Nursing homes were at the epicenter of the pandemic, but research led by political science professor Adam Dean shows residents and workers fared best in unionized facilities.

Nursing Home Image
May 04, 2022

Nursing homes were at the epicenter of the COVID-19 pandemic, but new research suggests a nuanced difference among them: According to a study led by Assistant Professor of Political Science Adam Dean from the George Washington University Columbian College of Arts & Sciences, residents and workers at unionized nursing homes experienced lower mortality and infection rates than their non-unionized counterparts.

“By protecting workers during the pandemic, labor unions are limiting the spread of COVID-19 inside nursing homes and have likely saved the lives of thousands of residents,” said Dean. The study, published in the journal Health Affairs, indicates higher union membership across essential industries could have reduced COVID-19 transmission and prevented many deaths.

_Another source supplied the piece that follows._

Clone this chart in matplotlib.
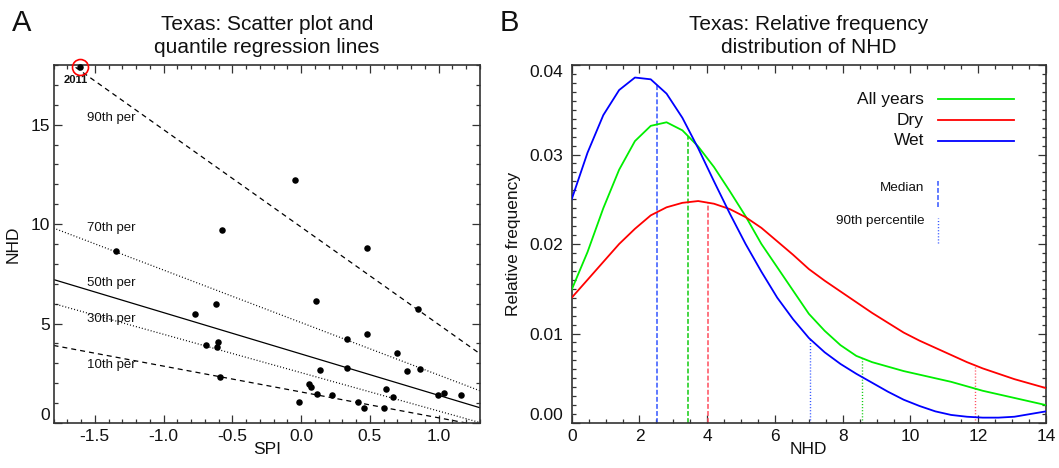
import numpy as np
import matplotlib
matplotlib.use('Agg')
import matplotlib.pyplot as plt
from matplotlib.ticker import MultipleLocator
from matplotlib.lines import Line2D

plt.rcParams['font.family'] = ['Liberation Sans', 'DejaVu Sans']
plt.rcParams['lines.scale_dashes'] = False

# ---------------- Panel A data: SPI vs NHD ----------------
spi = [-1.348, -0.575, -0.046, 0.476, -0.768, -0.616, 0.111, 0.85, 0.331, 0.476,
       -0.69, -0.606, -0.614, 0.696, 0.331, 0.135, 0.773, 0.867, -0.587, 0.06,
       0.07, 0.618, 0.118, 0.222, 0.667, 0.995, 1.04, 1.16, -0.012, 0.415,
       0.46, 0.60]
nhd = [8.66, 9.68, 12.2, 8.82, 5.47, 5.98, 6.11, 5.71, 4.24, 4.48,
       3.92, 4.09, 3.84, 3.54, 2.78, 2.68, 2.61, 2.72, 2.32, 1.95,
       1.80, 1.70, 1.46, 1.40, 1.30, 1.40, 1.50, 1.41, 1.06, 1.06,
       0.77, 0.74]
highlight_year = '2011'
highlight_spi = -1.61
highlight_nhd = 17.88

quantile_labels = ['10th per', '30th per', '50th per', '70th per', '90th per']
q_intercepts = [1.56, 2.53, 3.47, 5.05, 9.85]
q_slopes = [-1.30, -1.93, -2.08, -2.64, -4.90]
q_label_y = [2.93, 5.24, 7.05, 9.78, 15.36]

# ---------------- Panel B data: relative frequency of NHD ----------------
nhd_grid = [0.0, 0.467, 0.933, 1.4, 1.867, 2.333, 2.8, 3.267, 3.733, 4.2,
            4.667, 5.133, 5.6, 6.067, 6.533, 7.0, 7.467, 7.933, 8.4, 8.867,
            9.333, 9.8, 10.267, 10.733, 11.2, 11.667, 12.133, 12.6, 13.067,
            13.533, 14.0]
freq_all = [0.0149, 0.0191, 0.0240, 0.0283, 0.0315, 0.0332, 0.0336, 0.0327,
            0.0309, 0.0286, 0.0259, 0.0231, 0.0200, 0.0174, 0.0148, 0.0122,
            0.0103, 0.0087, 0.0075, 0.0068, 0.0063, 0.0058, 0.0054, 0.0050,
            0.0046, 0.0041, 0.0036, 0.0032, 0.0028, 0.0024, 0.0020]
freq_dry = [0.0140, 0.0160, 0.0180, 0.0200, 0.0217, 0.0232, 0.0241, 0.0246,
            0.0248, 0.0245, 0.0239, 0.0230, 0.0218, 0.0203, 0.0188, 0.0172,
            0.0159, 0.0147, 0.0135, 0.0123, 0.0112, 0.0101, 0.0092, 0.0084,
            0.0076, 0.0068, 0.0061, 0.0055, 0.0049, 0.0044, 0.0039]
freq_wet = [0.0250, 0.0302, 0.0344, 0.0372, 0.0386, 0.0384, 0.0368, 0.0341,
            0.0307, 0.0270, 0.0234, 0.0200, 0.0169, 0.0140, 0.0116, 0.0095,
            0.0079, 0.0066, 0.0055, 0.0045, 0.0035, 0.0026, 0.0019, 0.0013,
            0.0009, 0.0007, 0.0006, 0.0006, 0.0007, 0.0010, 0.0013]
series_names = ['All years', 'Dry', 'Wet']
series_colors = ['#00ee00', '#ff0000', '#0000ff']
marker_colors = ['#11cc11', '#ff4d5e', '#3355ff']
medians = [3.42, 4.01, 2.51]
pct90 = [8.57, 11.91, 7.03]

W, H = 1059, 468
fig = plt.figure(figsize=(W / 100, H / 100), dpi=100)
axA = fig.add_axes([53.5 / W, 45 / H, 426.5 / W, 358 / H])
axB = fig.add_axes([571.7 / W, 45 / H, 474.3 / W, 358 / H])

TXT = '#111111'
for ax in (axA, axB):
    for s in ax.spines.values():
        s.set_linewidth(1.2)
        s.set_color('#333333')
    ax.tick_params(which='both', direction='in', top=True, right=True,
                   width=0.9, colors='#333333', labelcolor=TXT, labelsize=12.5)
    ax.tick_params(which='major', length=5.5)
    ax.tick_params(which='minor', length=3)

# ---------------- Panel A ----------------
axA.set_xlim(-1.8, 1.3)
axA.set_ylim(0, 18)
axA.xaxis.set_major_locator(MultipleLocator(0.5))
axA.xaxis.set_minor_locator(MultipleLocator(0.1))
axA.set_yticks([0, 5, 10, 15])
axA.yaxis.set_minor_locator(MultipleLocator(1))
axA.set_xticks([-1.5, -1.0, -0.5, 0.0, 0.5, 1.0])
axA.set_xticklabels(['-1.5', '-1.0', '-0.5', '0.0', '0.5', '1.0'])
axA.tick_params(axis='y', pad=2.5)
axA.tick_params(axis='x', pad=4)

styles = [(0, (3.6, 2.9)), (0, (0.7, 1.5)), '-', (0, (0.7, 1.5)), (0, (3.6, 2.9))]
xs = np.array(axA.get_xlim())
for b, m, ls, lab, ly in zip(q_intercepts, q_slopes, styles, quantile_labels, q_label_y):
    axA.plot(xs, b + m * xs, color='black', lw=0.9, linestyle=ls)
    axA.text(-1.555, ly, lab, fontsize=9.5, color=TXT, ha='left', va='center')

axA.scatter(spi, nhd, s=22, color='black', zorder=3, linewidths=0)
axA.scatter([highlight_spi], [highlight_nhd], s=22, color='black', zorder=3,
            linewidths=0, clip_on=False)
axA.plot([highlight_spi], [highlight_nhd], marker='o', ms=11.5, mfc='none',
         mec='#ff0000', mew=1.2, clip_on=False, zorder=4)
axA.annotate(highlight_year, (highlight_spi, highlight_nhd), xytext=(-3, -9.2),
             textcoords='offset points', ha='center', va='center',
             fontsize=8, fontweight='bold', color=TXT)

axA.set_title('Texas: Scatter plot and\nquantile regression lines',
              fontsize=15, pad=9, linespacing=1.25, color=TXT)
axA.set_xlabel('SPI', fontsize=12.5, color=TXT, va='center')
axA.xaxis.set_label_coords(0.5, (423 - 450) / 358)
axA.set_ylabel('NHD', fontsize=12.5, color=TXT, va='center', ha='center')
axA.yaxis.set_label_coords((13.5 - 53.5) / 426.5, 0.5)

# ---------------- Panel B ----------------
axB.set_xlim(0, 14)
axB.set_ylim(0, 0.04)
axB.xaxis.set_major_locator(MultipleLocator(2))
axB.xaxis.set_minor_locator(MultipleLocator(0.5))
axB.set_yticks([0.0, 0.01, 0.02, 0.03, 0.04])
axB.set_yticklabels(['0.00', '0.01', '0.02', '0.03', '0.04'])
axB.yaxis.set_minor_locator(MultipleLocator(0.001))
axB.tick_params(axis='y', pad=6)
axB.tick_params(axis='x', pad=4)

for f, c in zip([freq_all, freq_dry, freq_wet], series_colors):
    axB.plot(nhd_grid, f, color=c, lw=1.3, zorder=3)
for f, c, md, p9 in zip([freq_all, freq_dry, freq_wet], marker_colors, medians, pct90):
    axB.plot([md, md], [0, np.interp(md, nhd_grid, f)], color=c, lw=1.1,
             linestyle=(0, (3.5, 1.6)), zorder=2)
    axB.plot([p9, p9], [0, np.interp(p9, nhd_grid, f)], color=c, lw=1.0,
             linestyle=(0, (0.8, 1.4)), zorder=2)

# legend drawn in axes coordinates
leg_y = [0.904, 0.846, 0.788]
for name, c, yy in zip(series_names, series_colors, leg_y):
    axB.text(0.743, yy, name, transform=axB.transAxes, ha='right', va='center',
             fontsize=12.5, color=TXT)
    axB.add_line(Line2D([0.772, 0.933], [yy, yy], transform=axB.transAxes,
                        color=c, lw=1.3))
axB.text(0.743, 0.657, 'Median', transform=axB.transAxes, ha='right',
         va='center', fontsize=9.7, color=TXT)
axB.add_line(Line2D([0.773, 0.773], [0.604, 0.676], transform=axB.transAxes,
                    color='#3355ff', lw=1.1, linestyle=(0, (3.5, 1.6))))
axB.text(0.743, 0.564, '90th percentile', transform=axB.transAxes, ha='right',
         va='center', fontsize=9.7, color=TXT)
axB.add_line(Line2D([0.773, 0.773], [0.503, 0.573], transform=axB.transAxes,
                    color='#3355ff', lw=1.0, linestyle=(0, (0.8, 1.4))))

axB.set_title('Texas: Relative frequency\ndistribution of NHD',
              fontsize=15, pad=9, linespacing=1.25, color=TXT)
axB.set_xlabel('NHD', fontsize=12.5, color=TXT, va='center')
axB.xaxis.set_label_coords(0.5, (423 - 450) / 358)
axB.set_ylabel('Relative frequency', fontsize=12.5, color=TXT, va='center',
               ha='center')
axB.yaxis.set_label_coords((513.5 - 571.7) / 474.3, 0.5)

# edge tick labels shifted inward as in the original
ytA = axA.yaxis.get_major_ticks()
ytA[0].label1.set_va('bottom')
ytB = axB.yaxis.get_major_ticks()
ytB[0].label1.set_va('bottom')
ytB[-1].label1.set_va('top')

fig.text(12 / W, 1 - 23 / H, 'A', fontsize=21, ha='left', va='center', color=TXT)
fig.text(500 / W, 1 - 23 / H, 'B', fontsize=21, ha='left', va='center', color=TXT)

fig.savefig('out.png', dpi=100)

Dean and his research team examined more than 14,000 unionized and non-unionized nursing homes throughout the continental United States from June 2020 to March 2021, utilizing proprietary data on union membership from the Service Employees International Union. Researchers discovered that workers at unionized nursing homes were 6.8% less likely to contract COVID-19 than workers at non-unionized facilities. The study also found that unionized nursing homes experienced 10.8% lower resident death rates.

The virus has battered nursing homes throughout the country since the earliest stages of the pandemic. Nursing home residents account for one of every six COVID-19 fatalities in the United States. More than 1 million nursing home employees have tested positive for COVID-19. However, fewer than one in five nursing homes in the United States have a unionized staff, while many elder care facilities in right-to-work states do not employ any union members.

Unionized nursing homes and other essential workplaces are more likely to provide effective personal protective equipment and more paid sick leave. The research team estimates that if all U.S. nursing homes were unionized, as many as 8,000 resident deaths and 25,000 employee infections could have been prevented during the 10-month study period.

“Unions are fighting to make nursing homes safer places to work, with clear benefits for workers as well as the residents they care for,” Dean said.

In addition to Dean, the research team included Jamie McCallum, an associate professor at Middlebury College; Simeon Kimmel, an assistant professor at Boston University; and Atheendar Venkataramani, an assistant professor at the University of Pennsylvania.